We've had several posts here at realneo about the waste involved in keeping lights on when they are not needed. Spurred by your photos, Norm, I took my roommate (who is from India and is enjoying her first American Christmas) to see the display. We saw it as originally photographed without snow. As I sat there in the car - out for its fist roll in many days - I wondered if the lovely lights were powered by coal burned here or there.
I found this interesting article published by GE on their ecoimaginative lighting: Holiday lights: From festive fuchsia to a bright boogie. It is unclear however if NELA Park is lit with LED lamps or not. Yes, that is my question on the blog there.
Also noticed that Google Finance picked up this post.
GE has plenty of innovation - as they say, "plenty of innovation you don't have to wait for." But waiting is just what Jeff Buster explained they are doing. Or is that stalling? From the history section on CFLs (Jeff had mentioned this.)

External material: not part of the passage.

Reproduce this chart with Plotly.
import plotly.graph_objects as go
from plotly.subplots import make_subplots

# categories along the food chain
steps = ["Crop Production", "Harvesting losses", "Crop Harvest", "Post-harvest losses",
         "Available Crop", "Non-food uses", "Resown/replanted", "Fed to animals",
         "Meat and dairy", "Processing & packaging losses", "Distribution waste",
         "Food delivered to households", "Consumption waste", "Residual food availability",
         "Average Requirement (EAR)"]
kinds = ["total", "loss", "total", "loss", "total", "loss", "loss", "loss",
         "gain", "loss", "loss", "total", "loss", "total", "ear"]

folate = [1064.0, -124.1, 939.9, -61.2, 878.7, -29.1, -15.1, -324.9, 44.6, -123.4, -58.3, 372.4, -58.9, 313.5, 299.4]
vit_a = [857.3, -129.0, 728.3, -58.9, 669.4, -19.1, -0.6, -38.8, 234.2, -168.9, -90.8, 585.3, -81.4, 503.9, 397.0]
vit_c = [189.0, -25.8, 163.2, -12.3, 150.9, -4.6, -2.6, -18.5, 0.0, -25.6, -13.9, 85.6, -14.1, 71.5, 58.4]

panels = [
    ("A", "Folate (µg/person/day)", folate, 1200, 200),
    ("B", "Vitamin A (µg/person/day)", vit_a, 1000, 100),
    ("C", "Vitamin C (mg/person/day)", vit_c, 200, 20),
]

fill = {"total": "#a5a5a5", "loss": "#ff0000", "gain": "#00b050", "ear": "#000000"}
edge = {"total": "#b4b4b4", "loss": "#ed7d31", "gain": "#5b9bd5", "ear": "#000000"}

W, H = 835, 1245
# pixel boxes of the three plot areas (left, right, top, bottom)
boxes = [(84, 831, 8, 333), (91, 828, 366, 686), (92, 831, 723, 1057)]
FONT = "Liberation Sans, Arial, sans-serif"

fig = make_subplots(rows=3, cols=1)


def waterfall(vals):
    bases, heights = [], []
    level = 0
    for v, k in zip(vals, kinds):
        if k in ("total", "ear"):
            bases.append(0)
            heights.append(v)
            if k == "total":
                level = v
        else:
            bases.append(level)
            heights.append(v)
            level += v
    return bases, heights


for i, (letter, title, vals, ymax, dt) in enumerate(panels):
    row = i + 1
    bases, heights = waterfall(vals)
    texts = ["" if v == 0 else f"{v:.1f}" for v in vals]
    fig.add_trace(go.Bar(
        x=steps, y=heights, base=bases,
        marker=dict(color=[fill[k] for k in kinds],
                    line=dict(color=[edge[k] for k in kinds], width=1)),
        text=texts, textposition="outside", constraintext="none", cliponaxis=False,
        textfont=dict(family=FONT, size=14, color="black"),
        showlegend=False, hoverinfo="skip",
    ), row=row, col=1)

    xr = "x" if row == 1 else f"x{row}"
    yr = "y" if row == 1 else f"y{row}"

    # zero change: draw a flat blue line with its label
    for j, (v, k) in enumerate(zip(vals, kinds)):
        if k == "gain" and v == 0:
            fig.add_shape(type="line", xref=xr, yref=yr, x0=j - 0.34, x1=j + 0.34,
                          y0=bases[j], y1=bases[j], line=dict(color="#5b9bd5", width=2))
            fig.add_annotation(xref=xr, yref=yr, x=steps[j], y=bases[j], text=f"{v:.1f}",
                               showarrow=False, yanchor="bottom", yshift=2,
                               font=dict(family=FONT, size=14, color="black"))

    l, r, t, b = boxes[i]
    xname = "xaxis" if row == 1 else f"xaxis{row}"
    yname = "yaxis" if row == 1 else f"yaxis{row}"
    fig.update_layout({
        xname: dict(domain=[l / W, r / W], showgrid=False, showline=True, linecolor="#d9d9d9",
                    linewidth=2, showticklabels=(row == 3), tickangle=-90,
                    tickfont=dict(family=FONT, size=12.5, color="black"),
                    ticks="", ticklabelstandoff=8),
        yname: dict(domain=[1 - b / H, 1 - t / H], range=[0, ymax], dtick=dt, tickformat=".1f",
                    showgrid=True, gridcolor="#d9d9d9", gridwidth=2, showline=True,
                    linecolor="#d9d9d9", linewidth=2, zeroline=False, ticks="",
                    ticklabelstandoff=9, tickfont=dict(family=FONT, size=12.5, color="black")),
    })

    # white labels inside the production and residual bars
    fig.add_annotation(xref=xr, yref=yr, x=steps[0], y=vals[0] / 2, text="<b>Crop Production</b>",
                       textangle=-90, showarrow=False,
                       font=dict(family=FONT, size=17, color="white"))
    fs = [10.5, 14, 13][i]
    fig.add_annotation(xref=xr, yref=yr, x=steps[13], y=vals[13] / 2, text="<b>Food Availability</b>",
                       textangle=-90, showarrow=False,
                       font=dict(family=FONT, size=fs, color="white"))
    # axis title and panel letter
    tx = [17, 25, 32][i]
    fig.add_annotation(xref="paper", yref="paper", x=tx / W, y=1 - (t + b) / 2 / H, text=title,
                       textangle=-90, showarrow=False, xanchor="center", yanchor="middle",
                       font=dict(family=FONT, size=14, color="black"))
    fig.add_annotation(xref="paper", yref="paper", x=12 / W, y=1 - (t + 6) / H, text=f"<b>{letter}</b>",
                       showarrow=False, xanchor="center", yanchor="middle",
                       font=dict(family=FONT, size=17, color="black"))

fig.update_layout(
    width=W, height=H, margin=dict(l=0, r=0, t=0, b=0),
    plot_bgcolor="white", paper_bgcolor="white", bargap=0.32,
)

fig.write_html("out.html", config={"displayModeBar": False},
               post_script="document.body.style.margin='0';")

I mentioned to him that GE was buying, had bought a small wind company ( a fact I learned while listening to Dan Janki, CFO of GE Energy speaking in Columbus back in May). He said that GE and other mega corporations purchase smaller innovator's companies in order to sit on the technology. Hmmm...

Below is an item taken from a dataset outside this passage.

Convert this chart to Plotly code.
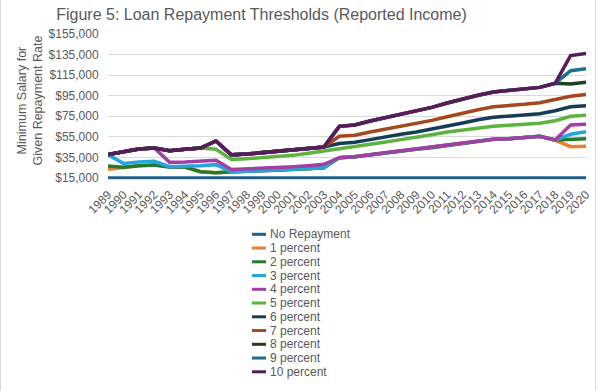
import plotly.graph_objects as go

years = ["1989", "1990", "1991", "1992", "1993", "1994", "1995", "1996", "1997", "1998",
         "1999", "2000", "2001", "2002", "2003", "2004", "2005", "2006", "2007", "2008",
         "2009", "2010", "2011", "2012", "2013", "2014", "2015", "2016", "2017", "2018",
         "2019", "2020"]

no_repayment = [15000, 15000, 15000, 15000, 15000, 15000, 15000, 15000, 15000, 15000,
                15000, 15000, 15000, 15000, 15000, 15000, 15000, 15000, 15000, 15000,
                15000, 15000, 15000, 15000, 15000, 15000, 15000, 15000, 15000, 15000,
                15000, 15000]
pct1 = [23400, 25400, 27000, 27600, 25700, 25700, 21100, 20200, 21000, 21500,
        22100, 22500, 23400, 24000, 25000, 34800, 35700, 37700, 39600, 41200,
        42900, 44500, 46700, 48700, 50500, 52600, 53200, 54200, 55500, 51900,
        45400, 45800]
pct2 = [26700, 25400, 27000, 27600, 25700, 25700, 21100, 20200, 21000, 21500,
        22100, 22500, 23400, 24000, 25000, 34800, 35700, 37700, 39600, 41200,
        42900, 44500, 46700, 48700, 50500, 52600, 53200, 54200, 55500, 51900,
        52600, 53200]
pct3 = [37700, 29200, 30500, 31200, 26000, 26300, 27000, 28000, 21000, 21500,
        22100, 22500, 23400, 24000, 25000, 34800, 35700, 37700, 39600, 41200,
        42900, 44500, 46700, 48700, 50500, 52600, 53200, 54200, 55500, 51900,
        57500, 60000]
pct4 = [37700, 40600, 43200, 44200, 30200, 30600, 31200, 32200, 23200, 23700,
        24400, 25000, 26000, 27000, 28300, 34800, 35700, 37700, 39600, 41200,
        42900, 44500, 46700, 48700, 50500, 52600, 53200, 54200, 55500, 51900,
        66500, 67200]
pct5 = [37700, 40600, 43200, 44200, 41500, 42900, 44200, 42900, 33000, 33800,
        34800, 35400, 37000, 39000, 41200, 43200, 44800, 47700, 50000, 52300,
        54500, 57100, 59800, 61600, 63300, 65300, 66200, 67200, 68200, 70700,
        75000, 75900]
pct6 = [37700, 40600, 43200, 44200, 41500, 42900, 44200, 51000, 37500, 38300,
        39600, 40600, 42200, 43900, 45100, 48500, 49700, 52300, 55200, 57500,
        59700, 62300, 65500, 68500, 71700, 74000, 75300, 76200, 77500, 80400,
        84300, 85300]
pct7 = [37700, 40600, 43200, 44200, 41500, 42900, 44200, 51000, 37500, 38300,
        39600, 40600, 42200, 43900, 45100, 55600, 56500, 59700, 62600, 65200,
        67800, 71000, 74600, 78200, 81400, 84300, 85300, 86600, 88200, 91000,
        94500, 96100]
pct8 = [37700, 40600, 43200, 44200, 41500, 42900, 44200, 51000, 37500, 38300,
        39600, 40600, 42200, 43900, 45100, 65200, 66500, 70400, 73600, 77200,
        80400, 83700, 87900, 91800, 95500, 98600, 100200, 101700, 103100, 107000,
        106400, 108000]
pct9 = [37700, 40600, 43200, 44200, 41500, 42900, 44200, 51000, 37500, 38300,
        39600, 40600, 42200, 43900, 45100, 65200, 66500, 70400, 73600, 77200,
        80400, 83700, 87900, 91800, 95500, 98600, 100200, 101700, 103100, 107000,
        119300, 121200]
pct10 = [37700, 40600, 43200, 44200, 41500, 42900, 44200, 51000, 37500, 38300,
         39600, 40600, 42200, 43900, 45100, 65200, 66500, 70400, 73600, 77200,
         80400, 83700, 87900, 91800, 95500, 98600, 100200, 101700, 103100, 107000,
         134000, 136000]

series_names = ["No Repayment", "1 percent", "2 percent", "3 percent", "4 percent",
                "5 percent", "6 percent", "7 percent", "8 percent", "9 percent",
                "10 percent"]
series_values = [no_repayment, pct1, pct2, pct3, pct4, pct5, pct6, pct7, pct8, pct9, pct10]
series_colors = ["#235e88", "#ed7d31", "#267a2e", "#23a5de", "#a23fa3",
                 "#5cb43e", "#163d55", "#a5481d", "#1f3f1f", "#1d6f92", "#5b1a58"]

y_tick_values = [15000, 35000, 55000, 75000, 95000, 115000, 135000, 155000]
y_tick_labels = ["$15,000", "$35,000", "$55,000", "$75,000", "$95,000",
                 "$115,000", "$135,000", "$155,000"]

W, H = 600, 391
L, R, T, B = 108, 586, 34, 179
TXT = "#595959"
FONT = "Liberation Sans, Arial, sans-serif"


def px_x(px):
    return (px - L) / (R - L)


def px_y(py):
    return (B - py) / (B - T)


fig = go.Figure()
for name, vals, col in zip(series_names, series_values, series_colors):
    fig.add_trace(go.Scatter(x=years, y=vals, name=name, mode="lines",
                             line=dict(color=col, width=3.5), showlegend=False))

# manual compact legend
shapes = []
annotations = []
row0, step = 234.3, 13.75
for i, (name, col) in enumerate(zip(series_names, series_colors)):
    yc = row0 + i * step
    shapes.append(dict(type="line", xref="paper", yref="paper",
                       x0=px_x(252), x1=px_x(266), y0=px_y(yc), y1=px_y(yc),
                       line=dict(color=col, width=3)))
    annotations.append(dict(x=px_x(268), y=px_y(yc), xref="paper", yref="paper",
                            text=name, showarrow=False, xanchor="left", yanchor="middle",
                            font=dict(size=12, color=TXT, family=FONT)))

# y axis title
annotations.append(dict(x=px_x(29.5), y=px_y(101), xref="paper", yref="paper",
                        text="Minimum Salary for<br>Given Repayment Rate", textangle=-90,
                        showarrow=False, xanchor="center", yanchor="middle",
                        font=dict(size=12.5, color=TXT, family=FONT)))

# chart border lines
shapes.append(dict(type="line", xref="paper", yref="paper", x0=px_x(0.5), x1=px_x(0.5),
                   y0=px_y(0), y1=px_y(391), line=dict(color="#d9d9d9", width=1)))
shapes.append(dict(type="line", xref="paper", yref="paper", x0=px_x(595.5), x1=px_x(595.5),
                   y0=px_y(0), y1=px_y(391), line=dict(color="#d9d9d9", width=1)))

ymin = 15000 - (B - 178) * 140000 / 144

fig.update_layout(
    width=W, height=H,
    margin=dict(l=L, r=W - R, t=T, b=H - B, pad=0),
    paper_bgcolor="white", plot_bgcolor="white",
    font=dict(family=FONT, size=12, color=TXT),
    title=dict(text="Figure 5: Loan Repayment Thresholds (Reported Income)",
               x=261.5 / W, xref="container", xanchor="center",
               y=1 - 14 / H, yref="container", yanchor="middle",
               font=dict(size=16, color=TXT, family=FONT)),
    showlegend=False,
    shapes=shapes,
    annotations=annotations,
    xaxis=dict(type="category", tickangle=-45, showgrid=False,
               showline=True, linecolor="#d9d9d9", linewidth=1,
               ticks="outside", ticklen=3, tickcolor="rgba(0,0,0,0)",
               tickfont=dict(size=12, color=TXT, family=FONT), automargin=False),
    yaxis=dict(range=[ymin, 155000], tickvals=y_tick_values, ticktext=y_tick_labels,
               showgrid=True, gridcolor="#d9d9d9", gridwidth=1, zeroline=False,
               showline=False, ticks="outside", ticklen=6, tickcolor="rgba(0,0,0,0)",
               tickfont=dict(size=12, color=TXT, family=FONT), automargin=False),
)

fig.write_html("out.html", config={"displayModeBar": False},
               post_script="document.body.style.margin='0';document.body.style.overflow='hidden';")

So as I asked on the GE blog, are the NELA Park lights, LED and if not, why not? The Whitehouse got LED lights for its Christmas tree. Did the Champs Elysee? How about the magnificent displays in Picadilly Circus and Regent's Park, London? And Dublin was decked out, too...
Nollaig Shona Duit Happy Christmas!
Back to that spanish article you posted in September:
Again, wikipedia has an interesting entry: Christmas Lights which includes this fascinating history of Christmas light displays "Christmas Lights and Community Building".

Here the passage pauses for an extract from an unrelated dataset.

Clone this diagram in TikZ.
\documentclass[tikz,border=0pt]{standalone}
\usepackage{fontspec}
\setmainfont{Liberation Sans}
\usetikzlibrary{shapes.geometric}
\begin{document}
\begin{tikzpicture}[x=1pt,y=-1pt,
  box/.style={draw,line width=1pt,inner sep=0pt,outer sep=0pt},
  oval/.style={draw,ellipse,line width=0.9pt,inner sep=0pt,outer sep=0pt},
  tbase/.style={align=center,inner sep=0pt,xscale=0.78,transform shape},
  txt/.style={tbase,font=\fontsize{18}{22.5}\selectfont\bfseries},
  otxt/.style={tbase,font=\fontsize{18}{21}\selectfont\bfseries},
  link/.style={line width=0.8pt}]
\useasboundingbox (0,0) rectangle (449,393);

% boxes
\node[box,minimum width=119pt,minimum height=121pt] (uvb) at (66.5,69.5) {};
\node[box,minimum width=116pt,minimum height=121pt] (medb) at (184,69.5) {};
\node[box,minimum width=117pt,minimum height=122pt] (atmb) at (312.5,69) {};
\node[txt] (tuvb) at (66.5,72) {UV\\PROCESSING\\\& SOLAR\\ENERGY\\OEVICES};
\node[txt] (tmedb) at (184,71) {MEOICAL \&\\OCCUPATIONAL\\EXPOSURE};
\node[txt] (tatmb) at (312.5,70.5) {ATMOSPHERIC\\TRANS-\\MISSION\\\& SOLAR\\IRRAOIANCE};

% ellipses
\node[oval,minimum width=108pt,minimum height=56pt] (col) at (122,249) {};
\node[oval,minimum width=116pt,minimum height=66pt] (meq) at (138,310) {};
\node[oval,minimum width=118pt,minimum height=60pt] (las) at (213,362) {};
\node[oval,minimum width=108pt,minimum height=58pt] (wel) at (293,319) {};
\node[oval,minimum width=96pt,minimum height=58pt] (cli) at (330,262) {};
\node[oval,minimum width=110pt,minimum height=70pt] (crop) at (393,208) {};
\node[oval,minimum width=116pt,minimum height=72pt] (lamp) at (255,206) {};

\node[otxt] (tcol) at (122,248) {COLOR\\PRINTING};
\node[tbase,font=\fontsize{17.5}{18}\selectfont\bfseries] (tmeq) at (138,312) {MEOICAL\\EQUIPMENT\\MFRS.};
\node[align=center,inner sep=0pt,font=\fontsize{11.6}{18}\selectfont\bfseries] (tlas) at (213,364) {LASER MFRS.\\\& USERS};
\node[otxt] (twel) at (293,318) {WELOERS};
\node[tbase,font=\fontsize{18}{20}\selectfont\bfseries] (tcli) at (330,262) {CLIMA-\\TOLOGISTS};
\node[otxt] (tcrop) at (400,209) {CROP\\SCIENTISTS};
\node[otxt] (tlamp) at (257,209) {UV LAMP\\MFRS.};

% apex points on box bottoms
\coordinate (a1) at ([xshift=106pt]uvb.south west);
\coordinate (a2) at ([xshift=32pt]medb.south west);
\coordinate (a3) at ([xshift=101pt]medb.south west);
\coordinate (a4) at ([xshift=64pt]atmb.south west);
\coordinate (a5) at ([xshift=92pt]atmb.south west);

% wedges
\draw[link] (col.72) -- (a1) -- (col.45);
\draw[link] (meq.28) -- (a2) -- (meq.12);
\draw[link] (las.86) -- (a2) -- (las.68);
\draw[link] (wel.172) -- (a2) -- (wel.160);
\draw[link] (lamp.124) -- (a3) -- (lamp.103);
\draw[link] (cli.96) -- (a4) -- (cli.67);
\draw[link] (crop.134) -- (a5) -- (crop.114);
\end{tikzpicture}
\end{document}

This year on my block, since so many homes have been shuttered, foreclosed and are for sale, we set out on Christmas eve with paper lunch bags, sand and small candles and put luminaria at each driveway apron. Carbon emitted? Yes, but just for a little while... Yes, we maintain the tradition of the Christmas tree in our home and we turn on the electric lights on it each night for two weeks. And yes, I love christmas lights and have put them on my house - still do, but last year and this, it is a modest string on LED lights. Is GE doing the same?
GE responds - 51,408 lbs of coal
Holiday Lights at Nela Park - both incandescent and LED
Lump of coal in NEO's stocking? Not more than usual...
Apparently East Cleveland police were paid by East Cleveland for watching over the display and the display's watchers.
By 1911 GE owned 75% of the
By 1911 GE owned 75% of the National Electric Lamp Company and (by US federal court order) was asked to dissolve the company and do business under its own name. Terry and Tremaine proposed to GE that its lamp operations be relocated from Cleveland to the countryside. They purchased an abandoned vineyard seven miles outside Cleveland and construction began for Nela Park, the very first Industrial Park in the world!